Some studies have explored the effectiveness of the delta SUVmax feature in predicting PFS and overall survival in diffuse large B-cell lymphoma55,56,57. However, in the present study, the analysis of the delta feature demonstrated that, for both strategies, delta radiomics performed better than delta TBRmax, the normalized version of SUVmax using the mean of the brain (Tables 1 and 2, p < 0.001 when comparing delta-absolute of radiomics with TBRmax for both strategies, and p = 0.003 and p < 0.001 when comparing delta-relative of radiomics with TBRmax for default and fine-tuned strategies respectively) and delta TBRmean, the normalized version of SUVmean using the mean of the brain (Tables 1 and 2, p < 0.001 when comparing the results of delta-absolute/relative radiomics features with their corresponding pairs of TBRmean feature for both default and fine-tuned strategies) showcasing the superior performance of delta radiomics. This finding emphasizes the importance of further investigation within established guidelines such as PERCIST58. It is crucial to note that to comprehensively understand the implications of radiomics features, conducting additional evaluations over a larger cohort with more diverse samples is essential. Several studies have investigated deep learning and multitask learning approaches for analyzing time-to-event survival data39,59,60,61. While these algorithms demonstrate efficiency at capturing non-linear temporal patterns and managing temporal relationships across multiple time points, they also introduce complexity and require a larger sample size for generalization. These methods could nevertheless be a matter of future research. Conversely, working explicitly with delta radiomics provides several advantages, including reducing feature dimensionality and directly capturing temporal changes for enhanced interpretability and computational efficiency, which is adapted to the small number of samples. The proposed pipeline in this work can effectively be applied to explore the potential of radiomics changes over time in other rare patient cohorts.

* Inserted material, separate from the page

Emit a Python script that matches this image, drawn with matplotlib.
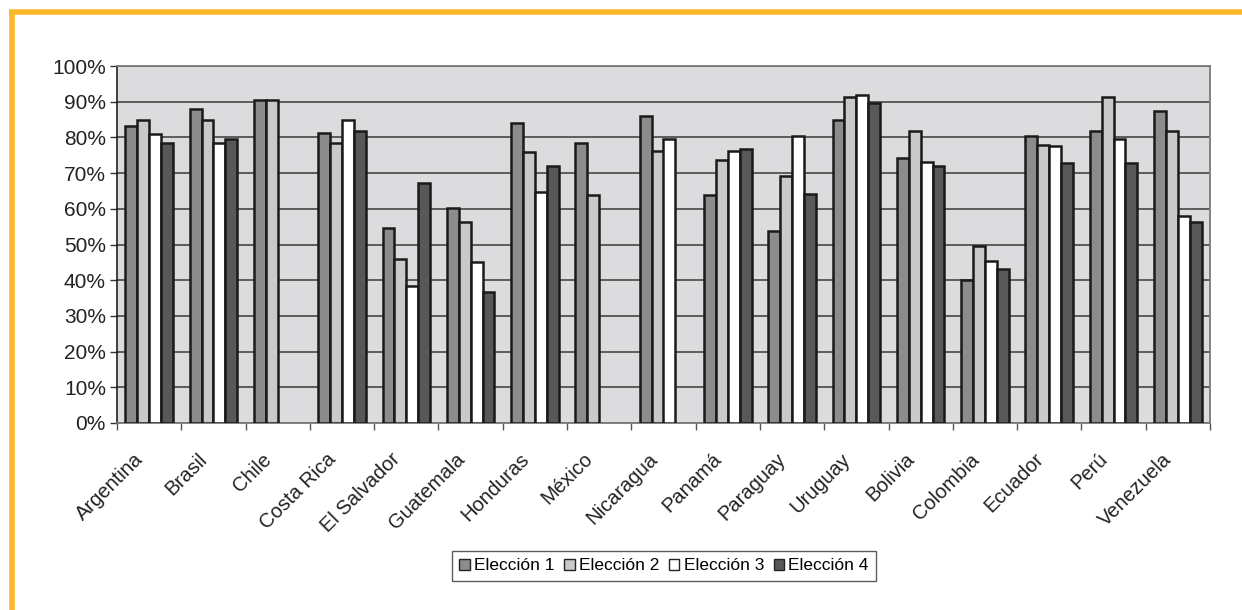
import matplotlib
matplotlib.use("Agg")
import matplotlib.pyplot as plt
import numpy as np
from matplotlib.patches import Patch
from matplotlib.lines import Line2D
from matplotlib.transforms import ScaledTranslation

plt.rcParams['font.family'] = ['Liberation Sans', 'DejaVu Sans']

countries = ["Argentina", "Brasil", "Chile", "Costa Rica", "El Salvador",
             "Guatemala", "Honduras", "México", "Nicaragua", "Panamá",
             "Paraguay", "Uruguay", "Bolivia", "Colombia", "Ecuador",
             "Perú", "Venezuela"]

series_names = ["Elección 1", "Elección 2", "Elección 3", "Elección 4"]

nan = np.nan
eleccion_1 = [83.1, 88.0, 90.4, 81.3, 54.5, 60.1, 84.0, 78.4, 86.1, 63.9,
              53.8, 85.0, 74.3, 40.1, 80.4, 81.7, 87.3]
eleccion_2 = [85.0, 84.9, 90.5, 78.4, 46.0, 56.2, 75.8, 63.9, 76.3, 73.7,
              69.3, 91.2, 81.9, 49.7, 78.0, 91.2, 81.8]
eleccion_3 = [80.9, 78.3, nan, 84.9, 38.4, 45.2, 64.8, nan, 79.5, 76.1,
              80.4, 91.9, 73.2, 45.4, 77.6, 79.6, 58.1]
eleccion_4 = [78.5, 79.6, nan, 81.7, 67.3, 36.8, 72.0, nan, nan, 76.8,
              64.1, 89.7, 72.1, 43.2, 72.9, 72.8, 56.4]

series = [eleccion_1, eleccion_2, eleccion_3, eleccion_4]
colors = ["#8c8c8e", "#c8c9cb", "#ffffff", "#58585a"]

fig = plt.figure(figsize=(12.42, 6.10), dpi=100)
ax = fig.add_axes([117 / 1242, 1 - 423 / 610, (1210 - 117) / 1242, (423 - 66) / 610])
ax.set_facecolor("#dcdcde")

x = np.arange(len(countries))
width = 0.185
offsets = (np.arange(4) - 1.5) * width
for vals, off, col in zip(series, offsets, colors):
    ax.bar(x + off, vals, width=width, color=col, edgecolor="#1a1a1a",
           linewidth=1.8, zorder=3)

ax.set_xlim(-0.5, len(countries) - 0.5)
ax.set_ylim(0, 100)

yt = np.arange(0, 101, 10)
ax.set_yticks(yt)
ax.set_yticklabels([f"{v}%" for v in yt], fontsize=15, color="#222222")
ax.yaxis.grid(True, color="#3a3a3a", linewidth=1.1, zorder=1)
ax.set_axisbelow(True)
ax.tick_params(axis="y", direction="out", length=5, width=1, color="#333333", pad=3)

ax.set_xticks(x)
ax.set_xticklabels(countries, fontsize=14.5, rotation=45, ha="right", va="center",
                   rotation_mode="anchor", color="#222222")
ax.tick_params(axis="x", which="major", length=0, pad=24)
ax.set_xticks(np.arange(-0.5, len(countries)), minor=True)
ax.tick_params(axis="x", which="minor", direction="out", length=5, width=1, color="#555555")
shift = ScaledTranslation(-6.5 / 72, 0, fig.dpi_scale_trans)
for lbl in ax.get_xticklabels():
    lbl.set_transform(lbl.get_transform() + shift)

for side in ["top", "right", "bottom"]:
    ax.spines[side].set_color("#7a7a7a")
    ax.spines[side].set_linewidth(1.3)
ax.spines["left"].set_color("#111111")
ax.spines["left"].set_linewidth(1.1)

handles = [Patch(facecolor=c, edgecolor="#222222", linewidth=1.0) for c in colors]
leg = fig.legend(handles, series_names, loc="center", bbox_to_anchor=(664 / 1242, 1 - 566 / 610),
                 ncol=4, fontsize=12.5, frameon=True, fancybox=False,
                 handlelength=0.6, handleheight=0.6, handletextpad=0.25,
                 columnspacing=0.55, borderpad=0.45, borderaxespad=0)
leg.get_frame().set_edgecolor("#333333")
leg.get_frame().set_linewidth(1.0)

# orange frame along the top and left edges
orange = "#fbb829"
fig.add_artist(Line2D([9 / 1242, 1.0], [1 - 12 / 610] * 2, color=orange, linewidth=4,
                      transform=fig.transFigure, solid_capstyle="butt"))
fig.add_artist(Line2D([12 / 1242] * 2, [1 - 9.5 / 610, 0.0], color=orange, linewidth=4,
                      transform=fig.transFigure, solid_capstyle="butt"))

fig.savefig("out.png", dpi=100)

The current study has several limitations. Firstly, as a retrospective study, the data was collected from a preselected patient population, thereby restricting patient inclusion. Given that our study was a single-center analysis, it would be useful to consider including samples from other centers or collecting data from new patients in our center for external validation to provide further verification in terms of the robustness and generalizability of the models developed. Admittedly, due to the retrospective nature of our study and the unavailability of raw data, we did not perform the repeatability of radiomics features in the current analysis. A feature repeatability assessment is, nevertheless worth considering in future studies to ensure reliable performance of the generated radiomics models22,23. Furthermore, although the study involved a limited number of patients who underwent 2 PET scans, the sample size corresponds to the typical range of longitudinal case numbers observed in rare diseases such as glioma35,36,37, and therefore reflects real life conditions. It is important to highlight that the primary objective of this study was to investigate the potential additive value of radiomics changes over time for predicting PFS in a small cohort of rare cancer patients. To address this, we implemented a robust pipeline and employed two distinct strategies, both of which yielded similar results, confirming the efficacy of the default strategy for delta radiomics.

Conclusion

This study highlights the considerable potential of delta radiomics analysis when applied to a relatively small cohort of patients with rare HGG disease, and demonstrates its superior performance compared to both delta conventional features and single-point radiomics features. The proposed pipeline, assessed through robustness criteria and adapted to small case numbers, needs to be evaluated in other cancer indications to confirm the effectiveness of delta radiomics. Such analyses may lead to the development of novel prognostic biomarkers for patients with rare cancers.